Et la tendance semble se poursuivre cette année. Desjardins a dévoilé jeudi dernier une hausse de 513 millions de dollars de ses excédents avant ristournes au trimestre clos en mars. Ce bond s’explique notamment par « une sinistralité moins importante en assurance automobile ».

Or, il ne faut pas se faire d’attentes, affirme Louis-Thomas Labbé, président et chef de la direction de GPL, un cabinet indépendant en assurances de dommages. À son avis, les primes vont continuer d’augmenter. Parce que les routes sont à nouveau bondées. Parce qu’on ne conduit pas mieux. Et parce qu’un rattrapage était nécessaire.

« La concurrence est féroce entre les assureurs depuis 8, 9, 10 ans. Portez attention : à la radio, à la télé, sur les panneaux, il y a des publicités partout. Alors les prix ne sont pas exagérés, ils dépendent des réclamations. […] Depuis 24 mois, il fallait qu’ils corrigent le tir, alors la tarification est partie à la hausse », rapporte l’expert.

C’est aussi l’avis du Bureau d’assurance du Canada (BAC), qui parle d’un marché « en redressement ».

« Les primes exigées servent à payer les sinistres futurs et les montants demandés n’ont pas suffi au cours des dernières années, exception faite de 2020 ; 2020 demeure une année exceptionnelle qui n’est certainement pas le reflet de ce qui nous attend », indique la porte-parole Pauline Triplet.

De 2015 à 2019, selon le BAC, l’industrie de l’assurance automobile au Québec a déclaré des pertes de 1,2 % à 6,5 %.

Aussi les assureurs jugent-ils avoir déjà donné un répit aux automobilistes. Un rabais a été consenti à ceux que la pandémie avait transformés en télétravailleurs. Certaines compagnies d’assurance ont même élargi leur politique.

Beneva (née de la fusion de SSQ Assurance et de La Capitale), par exemple, a offert une réduction de prime de 20 % à tous ses clients, « qu’ils aient ou non réduit le kilométrage qu’ils parcourent habituellement ».

Attention, le renouvellement du « rabais télétravail » n’est pas toujours automatique. Appelez votre assureur ou votre courtier pour le réclamer.

***

À l’intention des automobilistes frustrés par les hausses de primes, Louis-Thomas Labbé souligne que les voitures sont de plus en plus sophistiquées, avec leurs capteurs en tout genre et leurs caméras. Ces nouvelles technologies font exploser le coût des réparations.
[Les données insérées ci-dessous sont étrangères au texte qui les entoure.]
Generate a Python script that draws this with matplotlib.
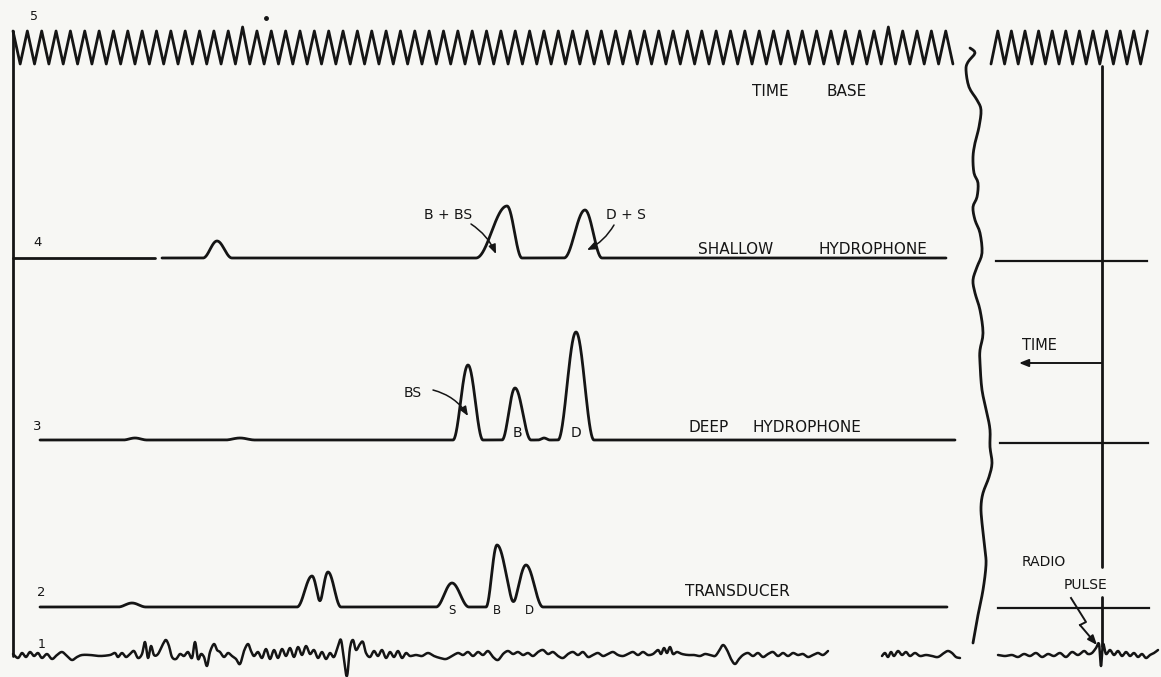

En 2020, le coût moyen des sinistres s’est chiffré à 4744 $, en hausse de 9,3 % par rapport à l’année précédente, confirme le BAC.

Ainsi, de 2015 à 2019, le coût total des sinistres au Québec a bondi de 35 %. Pendant ce temps, les primes ont augmenté de 27 %.

« Sur une période de 10 ans, la différence est encore plus grande : la prime a augmenté de 23 % alors que le coût des sinistres a augmenté de 67 % », ajoute Pauline Triplet.

Si le BAC ne se prononce pas sur le prix éventuel des primes, Louis-Thomas Labbé s’attend de son côté à une stabilisation des prix dès 2022. Tout comme Beneva, qui prédit « une certaine stabilité des taux ».

***

Chose certaine, notre bilan routier amélioré – ainsi que la surperformance de la Caisse de dépôt et placement – nous permettra, en 2022 et 2023, de payer notre permis de conduire beaucoup moins cher.

Pour la première fois de l’histoire du régime public d’assurance automobile, qui remonte à 1978, nous n’aurons pas un sou à payer sur notre permis de conduire pour bénéficier de l’assurance de la SAAQ.

Cette année, le permis coûte 87,28 $, ce qui comprend 63,93 $ pour l’assurance qui indemnise les victimes de la route.

En deux ans, l’économie pour les automobilistes frôlera donc les 128 $ par rapport au tarif actuel. Selon Québec, le rabais atteint plutôt 184 $, son calcul tenant compte des tarifs d’assurance qui étaient prévus, mais qui ne se concrétiseront jamais.

La facture d’immatriculation diminuera aussi, d’environ 9 $ par année, puisqu’elle inclut une somme pour l’assurance.

Moins d’accidents, de blessés, de vies brisées et une assurance gratuite pendant deux ans. On a vu pire scénario. Reste à voir le jeu des compagnies d’assurance de dommages.